== AVAILABLE DATA ==
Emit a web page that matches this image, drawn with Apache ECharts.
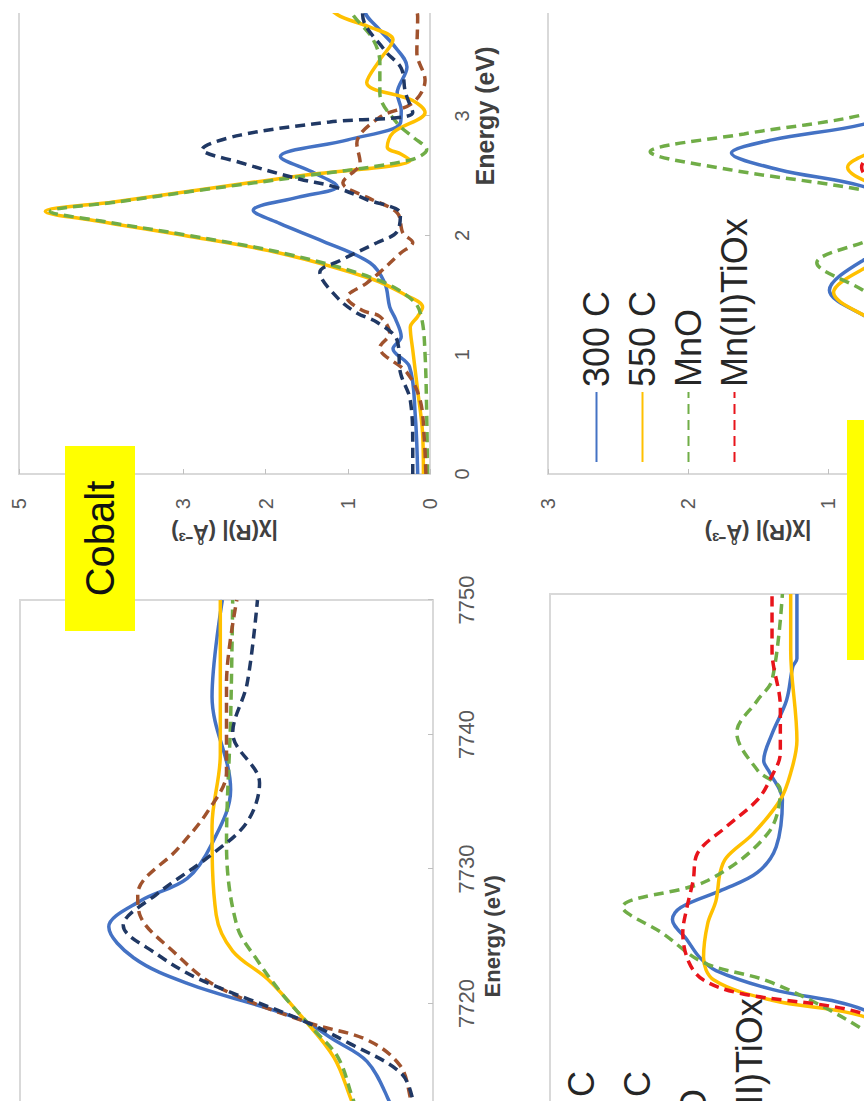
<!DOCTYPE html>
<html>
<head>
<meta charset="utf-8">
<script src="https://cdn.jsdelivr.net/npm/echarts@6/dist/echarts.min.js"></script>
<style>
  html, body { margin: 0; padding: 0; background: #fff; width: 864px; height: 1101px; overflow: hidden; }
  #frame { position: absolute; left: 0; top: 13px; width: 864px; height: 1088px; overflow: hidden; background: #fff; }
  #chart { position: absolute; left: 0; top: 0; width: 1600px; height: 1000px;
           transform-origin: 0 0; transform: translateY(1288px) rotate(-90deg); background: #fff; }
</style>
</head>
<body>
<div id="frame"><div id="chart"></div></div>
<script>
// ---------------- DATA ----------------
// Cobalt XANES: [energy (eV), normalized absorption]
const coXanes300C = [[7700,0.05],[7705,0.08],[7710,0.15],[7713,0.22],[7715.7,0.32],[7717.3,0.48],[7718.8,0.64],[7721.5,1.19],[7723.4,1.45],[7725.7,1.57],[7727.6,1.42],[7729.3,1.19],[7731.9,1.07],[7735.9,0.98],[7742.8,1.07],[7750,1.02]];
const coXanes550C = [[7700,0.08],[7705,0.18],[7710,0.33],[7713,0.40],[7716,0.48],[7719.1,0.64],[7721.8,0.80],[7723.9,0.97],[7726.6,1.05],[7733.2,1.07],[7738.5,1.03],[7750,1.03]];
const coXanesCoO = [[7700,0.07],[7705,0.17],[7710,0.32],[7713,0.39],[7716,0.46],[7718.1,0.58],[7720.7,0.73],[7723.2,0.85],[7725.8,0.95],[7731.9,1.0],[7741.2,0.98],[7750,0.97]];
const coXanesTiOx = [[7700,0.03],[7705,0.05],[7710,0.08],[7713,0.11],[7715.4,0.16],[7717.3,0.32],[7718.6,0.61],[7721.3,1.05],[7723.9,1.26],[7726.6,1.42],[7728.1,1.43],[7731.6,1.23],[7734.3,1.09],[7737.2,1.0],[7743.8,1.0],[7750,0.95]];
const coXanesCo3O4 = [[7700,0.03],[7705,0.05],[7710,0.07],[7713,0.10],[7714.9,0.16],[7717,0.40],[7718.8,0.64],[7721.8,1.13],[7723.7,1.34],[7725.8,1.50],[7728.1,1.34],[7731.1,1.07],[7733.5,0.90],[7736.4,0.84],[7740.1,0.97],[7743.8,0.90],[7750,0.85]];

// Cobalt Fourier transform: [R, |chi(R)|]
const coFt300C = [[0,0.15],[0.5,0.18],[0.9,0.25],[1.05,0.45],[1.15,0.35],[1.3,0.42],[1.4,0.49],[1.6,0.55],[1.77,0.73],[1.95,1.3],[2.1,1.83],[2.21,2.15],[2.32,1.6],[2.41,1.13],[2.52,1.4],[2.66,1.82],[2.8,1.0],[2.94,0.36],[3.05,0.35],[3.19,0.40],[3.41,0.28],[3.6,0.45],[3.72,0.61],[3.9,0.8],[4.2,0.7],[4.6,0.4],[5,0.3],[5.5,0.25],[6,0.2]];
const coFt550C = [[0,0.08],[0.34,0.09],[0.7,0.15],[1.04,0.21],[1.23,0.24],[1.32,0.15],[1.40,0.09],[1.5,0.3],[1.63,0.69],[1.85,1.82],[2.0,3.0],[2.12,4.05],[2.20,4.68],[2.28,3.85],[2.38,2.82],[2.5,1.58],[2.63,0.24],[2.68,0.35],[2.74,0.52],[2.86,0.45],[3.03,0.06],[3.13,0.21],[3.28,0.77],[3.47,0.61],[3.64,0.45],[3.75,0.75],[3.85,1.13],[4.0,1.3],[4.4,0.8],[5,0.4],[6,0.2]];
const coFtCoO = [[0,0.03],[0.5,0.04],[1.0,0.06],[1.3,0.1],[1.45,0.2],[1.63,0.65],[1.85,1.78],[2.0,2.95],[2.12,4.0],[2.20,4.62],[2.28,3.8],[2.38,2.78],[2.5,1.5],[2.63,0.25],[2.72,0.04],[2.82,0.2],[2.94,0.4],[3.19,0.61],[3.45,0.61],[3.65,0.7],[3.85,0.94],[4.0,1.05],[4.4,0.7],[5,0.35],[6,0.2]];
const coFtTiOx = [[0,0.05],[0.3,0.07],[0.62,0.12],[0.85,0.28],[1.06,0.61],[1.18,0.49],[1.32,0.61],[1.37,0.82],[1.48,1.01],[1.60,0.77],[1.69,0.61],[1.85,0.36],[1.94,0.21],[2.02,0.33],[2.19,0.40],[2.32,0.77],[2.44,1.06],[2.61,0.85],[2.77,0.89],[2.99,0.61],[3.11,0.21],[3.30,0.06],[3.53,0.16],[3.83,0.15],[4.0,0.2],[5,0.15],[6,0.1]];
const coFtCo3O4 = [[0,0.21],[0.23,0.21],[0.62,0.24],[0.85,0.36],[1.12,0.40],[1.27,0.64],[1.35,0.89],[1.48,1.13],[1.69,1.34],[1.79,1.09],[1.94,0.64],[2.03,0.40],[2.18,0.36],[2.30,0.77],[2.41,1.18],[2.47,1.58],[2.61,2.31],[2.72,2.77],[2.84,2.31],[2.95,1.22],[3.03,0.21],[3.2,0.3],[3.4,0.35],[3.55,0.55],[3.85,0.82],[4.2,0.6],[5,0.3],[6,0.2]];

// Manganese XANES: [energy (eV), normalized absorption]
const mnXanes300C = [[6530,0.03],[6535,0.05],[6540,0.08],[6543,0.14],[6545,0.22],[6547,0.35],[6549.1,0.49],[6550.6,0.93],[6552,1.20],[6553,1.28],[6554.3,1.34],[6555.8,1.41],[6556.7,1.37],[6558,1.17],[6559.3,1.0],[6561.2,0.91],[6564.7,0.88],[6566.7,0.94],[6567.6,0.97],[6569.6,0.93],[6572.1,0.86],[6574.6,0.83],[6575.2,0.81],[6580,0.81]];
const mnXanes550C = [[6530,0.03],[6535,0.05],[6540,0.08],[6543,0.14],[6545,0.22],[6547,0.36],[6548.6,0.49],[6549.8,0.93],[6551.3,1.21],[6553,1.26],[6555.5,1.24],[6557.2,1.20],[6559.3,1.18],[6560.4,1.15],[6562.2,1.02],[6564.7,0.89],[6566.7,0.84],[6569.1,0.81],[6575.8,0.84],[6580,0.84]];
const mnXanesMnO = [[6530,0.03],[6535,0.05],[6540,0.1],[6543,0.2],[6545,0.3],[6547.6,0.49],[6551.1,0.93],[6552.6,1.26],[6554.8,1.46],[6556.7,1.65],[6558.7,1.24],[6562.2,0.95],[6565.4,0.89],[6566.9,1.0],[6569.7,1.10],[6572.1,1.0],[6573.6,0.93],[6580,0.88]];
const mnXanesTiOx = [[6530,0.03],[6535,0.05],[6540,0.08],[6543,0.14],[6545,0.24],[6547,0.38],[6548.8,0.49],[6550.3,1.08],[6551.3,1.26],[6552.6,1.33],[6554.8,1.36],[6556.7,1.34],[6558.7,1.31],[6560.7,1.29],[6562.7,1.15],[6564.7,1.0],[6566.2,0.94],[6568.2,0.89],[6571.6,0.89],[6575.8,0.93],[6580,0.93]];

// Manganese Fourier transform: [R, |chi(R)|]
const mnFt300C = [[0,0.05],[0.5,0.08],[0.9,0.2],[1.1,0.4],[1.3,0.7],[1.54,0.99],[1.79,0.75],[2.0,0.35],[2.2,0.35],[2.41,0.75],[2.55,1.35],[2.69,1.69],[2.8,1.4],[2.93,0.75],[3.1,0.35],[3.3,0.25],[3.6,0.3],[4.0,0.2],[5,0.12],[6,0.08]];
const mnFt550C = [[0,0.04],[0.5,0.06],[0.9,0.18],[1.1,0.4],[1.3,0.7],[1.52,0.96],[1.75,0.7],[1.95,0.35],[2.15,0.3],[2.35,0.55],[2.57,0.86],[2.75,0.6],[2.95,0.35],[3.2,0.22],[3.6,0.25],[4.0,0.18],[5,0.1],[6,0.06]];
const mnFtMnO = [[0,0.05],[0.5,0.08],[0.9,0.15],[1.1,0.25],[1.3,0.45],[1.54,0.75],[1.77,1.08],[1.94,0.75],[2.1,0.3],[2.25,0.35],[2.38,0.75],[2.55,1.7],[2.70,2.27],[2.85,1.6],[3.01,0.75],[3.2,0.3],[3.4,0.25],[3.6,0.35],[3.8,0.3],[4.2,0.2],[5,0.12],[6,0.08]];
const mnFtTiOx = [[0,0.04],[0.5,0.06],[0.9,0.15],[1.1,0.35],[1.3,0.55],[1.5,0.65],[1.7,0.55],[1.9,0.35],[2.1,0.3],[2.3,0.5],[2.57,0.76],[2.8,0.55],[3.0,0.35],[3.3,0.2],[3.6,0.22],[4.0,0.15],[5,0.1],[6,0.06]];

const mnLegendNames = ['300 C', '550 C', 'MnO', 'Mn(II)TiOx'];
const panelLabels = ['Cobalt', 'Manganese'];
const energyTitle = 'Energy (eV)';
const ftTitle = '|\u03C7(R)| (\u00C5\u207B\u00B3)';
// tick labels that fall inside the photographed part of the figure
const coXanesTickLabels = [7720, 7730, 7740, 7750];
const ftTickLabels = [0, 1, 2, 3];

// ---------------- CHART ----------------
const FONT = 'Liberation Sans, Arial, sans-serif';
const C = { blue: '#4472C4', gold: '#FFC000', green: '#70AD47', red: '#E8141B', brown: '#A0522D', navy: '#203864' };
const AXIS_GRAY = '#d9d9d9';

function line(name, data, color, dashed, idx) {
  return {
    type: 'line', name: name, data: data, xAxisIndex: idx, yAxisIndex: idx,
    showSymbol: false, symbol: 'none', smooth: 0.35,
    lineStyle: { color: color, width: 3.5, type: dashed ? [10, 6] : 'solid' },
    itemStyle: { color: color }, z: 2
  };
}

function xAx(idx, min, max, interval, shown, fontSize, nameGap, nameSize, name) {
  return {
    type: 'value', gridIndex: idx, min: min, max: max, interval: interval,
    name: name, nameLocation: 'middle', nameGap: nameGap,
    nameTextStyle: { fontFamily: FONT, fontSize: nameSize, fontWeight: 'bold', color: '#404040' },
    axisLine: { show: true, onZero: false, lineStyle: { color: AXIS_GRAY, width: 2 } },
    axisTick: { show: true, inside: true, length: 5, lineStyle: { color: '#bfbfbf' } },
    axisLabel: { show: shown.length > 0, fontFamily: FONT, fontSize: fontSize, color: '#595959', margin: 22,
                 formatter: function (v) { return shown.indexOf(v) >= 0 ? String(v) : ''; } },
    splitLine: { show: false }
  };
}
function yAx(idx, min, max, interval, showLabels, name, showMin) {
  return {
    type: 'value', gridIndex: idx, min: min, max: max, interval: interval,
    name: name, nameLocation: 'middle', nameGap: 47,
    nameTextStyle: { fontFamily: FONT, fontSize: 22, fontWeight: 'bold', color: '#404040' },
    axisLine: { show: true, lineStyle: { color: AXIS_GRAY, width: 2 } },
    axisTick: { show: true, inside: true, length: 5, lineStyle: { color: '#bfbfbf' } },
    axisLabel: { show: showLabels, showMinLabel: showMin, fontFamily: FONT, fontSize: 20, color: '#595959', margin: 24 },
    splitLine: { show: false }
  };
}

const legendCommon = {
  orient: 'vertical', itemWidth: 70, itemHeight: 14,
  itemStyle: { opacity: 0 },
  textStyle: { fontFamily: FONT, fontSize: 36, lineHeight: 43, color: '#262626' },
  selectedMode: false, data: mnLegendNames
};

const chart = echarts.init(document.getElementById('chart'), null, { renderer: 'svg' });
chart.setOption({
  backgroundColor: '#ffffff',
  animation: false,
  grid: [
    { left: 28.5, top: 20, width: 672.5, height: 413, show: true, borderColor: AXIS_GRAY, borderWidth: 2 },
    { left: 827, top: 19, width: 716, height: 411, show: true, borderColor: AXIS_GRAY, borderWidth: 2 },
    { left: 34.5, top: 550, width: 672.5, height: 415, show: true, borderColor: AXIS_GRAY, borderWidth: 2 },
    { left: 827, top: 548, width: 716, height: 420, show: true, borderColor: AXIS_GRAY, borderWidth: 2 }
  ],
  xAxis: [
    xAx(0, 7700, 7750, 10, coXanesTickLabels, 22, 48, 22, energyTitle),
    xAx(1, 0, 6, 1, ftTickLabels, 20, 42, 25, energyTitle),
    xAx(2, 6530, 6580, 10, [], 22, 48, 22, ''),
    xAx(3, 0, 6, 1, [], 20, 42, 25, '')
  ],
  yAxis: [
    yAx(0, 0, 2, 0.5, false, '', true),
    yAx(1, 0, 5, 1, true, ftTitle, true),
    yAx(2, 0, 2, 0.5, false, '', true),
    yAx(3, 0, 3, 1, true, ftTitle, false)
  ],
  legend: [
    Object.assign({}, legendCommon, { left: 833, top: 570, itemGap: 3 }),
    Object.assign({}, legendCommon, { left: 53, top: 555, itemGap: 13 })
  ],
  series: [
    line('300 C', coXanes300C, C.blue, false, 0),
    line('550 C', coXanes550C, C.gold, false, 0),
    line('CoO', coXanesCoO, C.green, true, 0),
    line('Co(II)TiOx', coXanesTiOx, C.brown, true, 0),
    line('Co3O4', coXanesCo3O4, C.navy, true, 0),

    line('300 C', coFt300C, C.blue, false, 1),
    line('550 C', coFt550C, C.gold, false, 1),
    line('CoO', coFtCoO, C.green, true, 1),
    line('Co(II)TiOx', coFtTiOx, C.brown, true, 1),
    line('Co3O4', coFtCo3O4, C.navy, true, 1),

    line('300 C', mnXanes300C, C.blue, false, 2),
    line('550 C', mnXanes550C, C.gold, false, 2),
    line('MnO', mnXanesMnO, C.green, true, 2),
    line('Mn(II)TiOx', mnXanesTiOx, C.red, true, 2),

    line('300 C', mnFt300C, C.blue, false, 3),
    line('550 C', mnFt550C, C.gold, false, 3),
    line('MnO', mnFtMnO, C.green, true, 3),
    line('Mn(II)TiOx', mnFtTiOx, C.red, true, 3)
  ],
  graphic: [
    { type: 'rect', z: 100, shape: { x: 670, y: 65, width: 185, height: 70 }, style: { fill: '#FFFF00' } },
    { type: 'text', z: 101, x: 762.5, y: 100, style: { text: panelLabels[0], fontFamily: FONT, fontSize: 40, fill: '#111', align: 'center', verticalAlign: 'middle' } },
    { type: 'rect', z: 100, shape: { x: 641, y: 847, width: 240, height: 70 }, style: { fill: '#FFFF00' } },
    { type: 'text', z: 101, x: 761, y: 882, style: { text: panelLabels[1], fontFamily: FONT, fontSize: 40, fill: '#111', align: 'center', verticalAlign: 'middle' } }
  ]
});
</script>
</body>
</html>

== GIVEN INSTRUCTION ==
Tally up the lines of the listing containing the word "that". Give only the total.

== THE RESPONSE ==
2